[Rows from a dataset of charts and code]
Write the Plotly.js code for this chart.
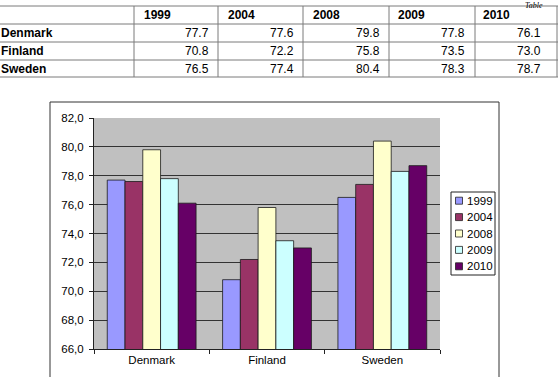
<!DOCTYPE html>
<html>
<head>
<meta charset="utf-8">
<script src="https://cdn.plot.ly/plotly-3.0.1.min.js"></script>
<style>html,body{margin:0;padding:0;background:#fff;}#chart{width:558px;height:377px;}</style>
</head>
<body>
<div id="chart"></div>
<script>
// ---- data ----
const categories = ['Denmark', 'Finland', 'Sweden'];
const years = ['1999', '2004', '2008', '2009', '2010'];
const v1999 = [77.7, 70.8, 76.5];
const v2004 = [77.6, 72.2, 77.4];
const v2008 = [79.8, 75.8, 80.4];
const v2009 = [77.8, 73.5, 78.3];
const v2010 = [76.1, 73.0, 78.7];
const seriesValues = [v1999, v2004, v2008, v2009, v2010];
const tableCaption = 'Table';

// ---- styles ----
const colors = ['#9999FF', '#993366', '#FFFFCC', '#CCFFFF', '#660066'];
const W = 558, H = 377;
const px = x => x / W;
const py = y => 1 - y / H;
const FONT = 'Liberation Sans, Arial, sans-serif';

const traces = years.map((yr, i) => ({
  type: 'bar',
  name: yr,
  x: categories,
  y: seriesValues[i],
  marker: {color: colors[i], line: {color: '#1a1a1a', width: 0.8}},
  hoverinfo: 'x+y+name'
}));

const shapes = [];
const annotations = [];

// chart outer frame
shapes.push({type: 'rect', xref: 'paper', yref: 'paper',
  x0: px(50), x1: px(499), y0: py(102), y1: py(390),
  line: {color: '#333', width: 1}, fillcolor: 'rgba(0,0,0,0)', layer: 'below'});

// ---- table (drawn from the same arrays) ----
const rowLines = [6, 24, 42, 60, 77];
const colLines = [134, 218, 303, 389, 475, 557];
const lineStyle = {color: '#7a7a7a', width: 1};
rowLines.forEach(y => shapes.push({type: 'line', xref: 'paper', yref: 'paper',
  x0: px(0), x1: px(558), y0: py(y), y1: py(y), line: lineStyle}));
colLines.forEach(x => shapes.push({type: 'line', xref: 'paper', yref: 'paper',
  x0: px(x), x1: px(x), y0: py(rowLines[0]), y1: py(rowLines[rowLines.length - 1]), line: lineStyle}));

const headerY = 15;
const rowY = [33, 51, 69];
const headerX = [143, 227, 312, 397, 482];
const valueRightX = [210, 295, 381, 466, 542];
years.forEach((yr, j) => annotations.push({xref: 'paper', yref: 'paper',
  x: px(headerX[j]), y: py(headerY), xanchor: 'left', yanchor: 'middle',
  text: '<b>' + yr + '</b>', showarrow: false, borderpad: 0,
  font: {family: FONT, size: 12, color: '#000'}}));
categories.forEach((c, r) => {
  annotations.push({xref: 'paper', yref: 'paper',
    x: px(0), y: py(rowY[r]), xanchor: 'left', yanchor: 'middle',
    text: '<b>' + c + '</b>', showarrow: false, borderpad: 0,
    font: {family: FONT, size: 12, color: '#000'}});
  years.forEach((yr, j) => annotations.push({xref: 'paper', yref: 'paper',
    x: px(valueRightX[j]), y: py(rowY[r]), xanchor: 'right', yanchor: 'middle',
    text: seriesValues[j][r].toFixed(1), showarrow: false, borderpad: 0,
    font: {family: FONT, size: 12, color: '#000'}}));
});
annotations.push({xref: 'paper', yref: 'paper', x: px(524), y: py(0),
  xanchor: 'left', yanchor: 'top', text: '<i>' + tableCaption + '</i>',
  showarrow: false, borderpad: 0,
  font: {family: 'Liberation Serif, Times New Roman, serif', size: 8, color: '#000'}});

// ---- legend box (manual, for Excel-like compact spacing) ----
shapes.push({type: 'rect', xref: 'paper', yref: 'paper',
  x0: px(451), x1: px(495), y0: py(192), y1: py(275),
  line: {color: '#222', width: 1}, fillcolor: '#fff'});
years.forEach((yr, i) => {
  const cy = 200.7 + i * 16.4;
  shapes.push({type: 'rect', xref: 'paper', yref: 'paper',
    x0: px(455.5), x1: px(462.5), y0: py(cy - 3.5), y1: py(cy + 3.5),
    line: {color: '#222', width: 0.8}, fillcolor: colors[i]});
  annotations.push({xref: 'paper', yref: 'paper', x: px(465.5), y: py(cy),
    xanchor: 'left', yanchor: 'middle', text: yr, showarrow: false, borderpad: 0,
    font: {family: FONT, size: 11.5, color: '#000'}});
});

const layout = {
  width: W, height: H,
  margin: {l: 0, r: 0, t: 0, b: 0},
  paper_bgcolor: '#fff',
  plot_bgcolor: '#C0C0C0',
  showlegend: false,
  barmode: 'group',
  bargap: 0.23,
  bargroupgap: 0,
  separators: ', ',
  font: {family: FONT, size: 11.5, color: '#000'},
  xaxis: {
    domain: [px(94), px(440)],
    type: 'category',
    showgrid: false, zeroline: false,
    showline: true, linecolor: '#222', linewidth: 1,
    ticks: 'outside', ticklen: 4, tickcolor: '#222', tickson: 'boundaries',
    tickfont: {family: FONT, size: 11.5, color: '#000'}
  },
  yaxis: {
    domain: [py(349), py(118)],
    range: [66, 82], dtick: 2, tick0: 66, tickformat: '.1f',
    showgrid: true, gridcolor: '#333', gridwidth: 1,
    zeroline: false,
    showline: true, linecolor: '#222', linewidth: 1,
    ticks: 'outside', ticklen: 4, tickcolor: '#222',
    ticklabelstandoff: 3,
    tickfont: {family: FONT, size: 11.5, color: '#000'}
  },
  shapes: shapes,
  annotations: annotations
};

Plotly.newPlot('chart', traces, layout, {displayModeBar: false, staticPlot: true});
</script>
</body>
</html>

...

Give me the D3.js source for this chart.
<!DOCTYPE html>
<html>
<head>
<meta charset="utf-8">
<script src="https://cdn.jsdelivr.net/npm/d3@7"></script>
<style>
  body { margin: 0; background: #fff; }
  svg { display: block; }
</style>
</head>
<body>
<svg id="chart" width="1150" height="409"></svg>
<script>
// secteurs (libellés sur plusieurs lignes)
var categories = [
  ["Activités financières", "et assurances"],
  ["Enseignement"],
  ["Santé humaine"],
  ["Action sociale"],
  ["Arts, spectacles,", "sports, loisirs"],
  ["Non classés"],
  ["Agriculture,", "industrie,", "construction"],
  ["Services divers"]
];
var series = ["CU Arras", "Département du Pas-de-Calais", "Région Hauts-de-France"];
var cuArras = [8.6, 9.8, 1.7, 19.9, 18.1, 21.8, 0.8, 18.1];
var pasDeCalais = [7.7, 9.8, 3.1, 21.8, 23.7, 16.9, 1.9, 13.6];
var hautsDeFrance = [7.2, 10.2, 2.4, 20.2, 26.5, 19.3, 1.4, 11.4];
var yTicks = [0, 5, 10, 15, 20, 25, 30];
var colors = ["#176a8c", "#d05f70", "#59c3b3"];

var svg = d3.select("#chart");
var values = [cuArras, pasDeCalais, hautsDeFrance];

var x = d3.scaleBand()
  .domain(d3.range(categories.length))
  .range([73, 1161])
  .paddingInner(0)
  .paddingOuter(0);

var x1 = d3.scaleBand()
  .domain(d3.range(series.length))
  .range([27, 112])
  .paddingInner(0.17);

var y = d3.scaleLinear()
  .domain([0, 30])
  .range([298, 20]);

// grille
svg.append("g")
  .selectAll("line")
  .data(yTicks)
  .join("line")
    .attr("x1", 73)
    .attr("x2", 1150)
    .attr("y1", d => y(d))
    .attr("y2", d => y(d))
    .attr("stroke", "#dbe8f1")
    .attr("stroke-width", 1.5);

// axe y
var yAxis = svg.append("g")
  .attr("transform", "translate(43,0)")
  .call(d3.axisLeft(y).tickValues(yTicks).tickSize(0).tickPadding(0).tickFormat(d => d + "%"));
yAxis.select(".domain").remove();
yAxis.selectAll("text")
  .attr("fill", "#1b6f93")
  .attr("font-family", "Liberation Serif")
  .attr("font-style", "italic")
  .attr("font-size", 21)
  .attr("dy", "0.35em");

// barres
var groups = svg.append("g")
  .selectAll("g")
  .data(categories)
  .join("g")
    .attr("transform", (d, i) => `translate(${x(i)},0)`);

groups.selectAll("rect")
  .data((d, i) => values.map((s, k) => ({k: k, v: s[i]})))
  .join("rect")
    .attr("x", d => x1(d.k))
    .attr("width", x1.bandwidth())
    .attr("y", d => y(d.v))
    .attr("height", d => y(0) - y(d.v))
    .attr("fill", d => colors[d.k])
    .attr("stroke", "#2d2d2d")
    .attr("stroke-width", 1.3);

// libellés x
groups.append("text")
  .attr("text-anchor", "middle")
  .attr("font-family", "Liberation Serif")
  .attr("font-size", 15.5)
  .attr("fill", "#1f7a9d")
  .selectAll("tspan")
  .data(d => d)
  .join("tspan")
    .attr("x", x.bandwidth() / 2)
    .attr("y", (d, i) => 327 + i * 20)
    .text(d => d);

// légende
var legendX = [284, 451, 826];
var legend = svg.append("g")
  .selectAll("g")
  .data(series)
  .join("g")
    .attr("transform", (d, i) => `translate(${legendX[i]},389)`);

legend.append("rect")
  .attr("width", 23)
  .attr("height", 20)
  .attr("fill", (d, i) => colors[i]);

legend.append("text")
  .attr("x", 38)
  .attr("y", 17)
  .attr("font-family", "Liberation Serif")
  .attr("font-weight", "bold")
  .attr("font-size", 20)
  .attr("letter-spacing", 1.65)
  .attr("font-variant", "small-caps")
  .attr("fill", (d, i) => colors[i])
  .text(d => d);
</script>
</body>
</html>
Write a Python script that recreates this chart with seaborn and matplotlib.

#### Written request
Retype, word for word, only the lines from the one containing "Write the Plotly.js code for this chart." through the one containing "const FONT = 'Liberation", both included, and leave out any pictures.

#### Result for this exercise
Write the Plotly.js code for this chart.
<!DOCTYPE html>
<html>
<head>
<meta charset="utf-8">
<script src="https://cdn.plot.ly/plotly-3.0.1.min.js"></script>
<style>html,body{margin:0;padding:0;background:#fff;}#chart{width:558px;height:377px;}</style>
</head>
<body>
<div id="chart"></div>
<script>
// ---- data ----
const categories = ['Denmark', 'Finland', 'Sweden'];
const years = ['1999', '2004', '2008', '2009', '2010'];
const v1999 = [77.7, 70.8, 76.5];
const v2004 = [77.6, 72.2, 77.4];
const v2008 = [79.8, 75.8, 80.4];
const v2009 = [77.8, 73.5, 78.3];
const v2010 = [76.1, 73.0, 78.7];
const seriesValues = [v1999, v2004, v2008, v2009, v2010];
const tableCaption = 'Table';

// ---- styles ----
const colors = ['#9999FF', '#993366', '#FFFFCC', '#CCFFFF', '#660066'];
const W = 558, H = 377;
const px = x => x / W;
const py = y => 1 - y / H;
const FONT = 'Liberation Sans, Arial, sans-serif';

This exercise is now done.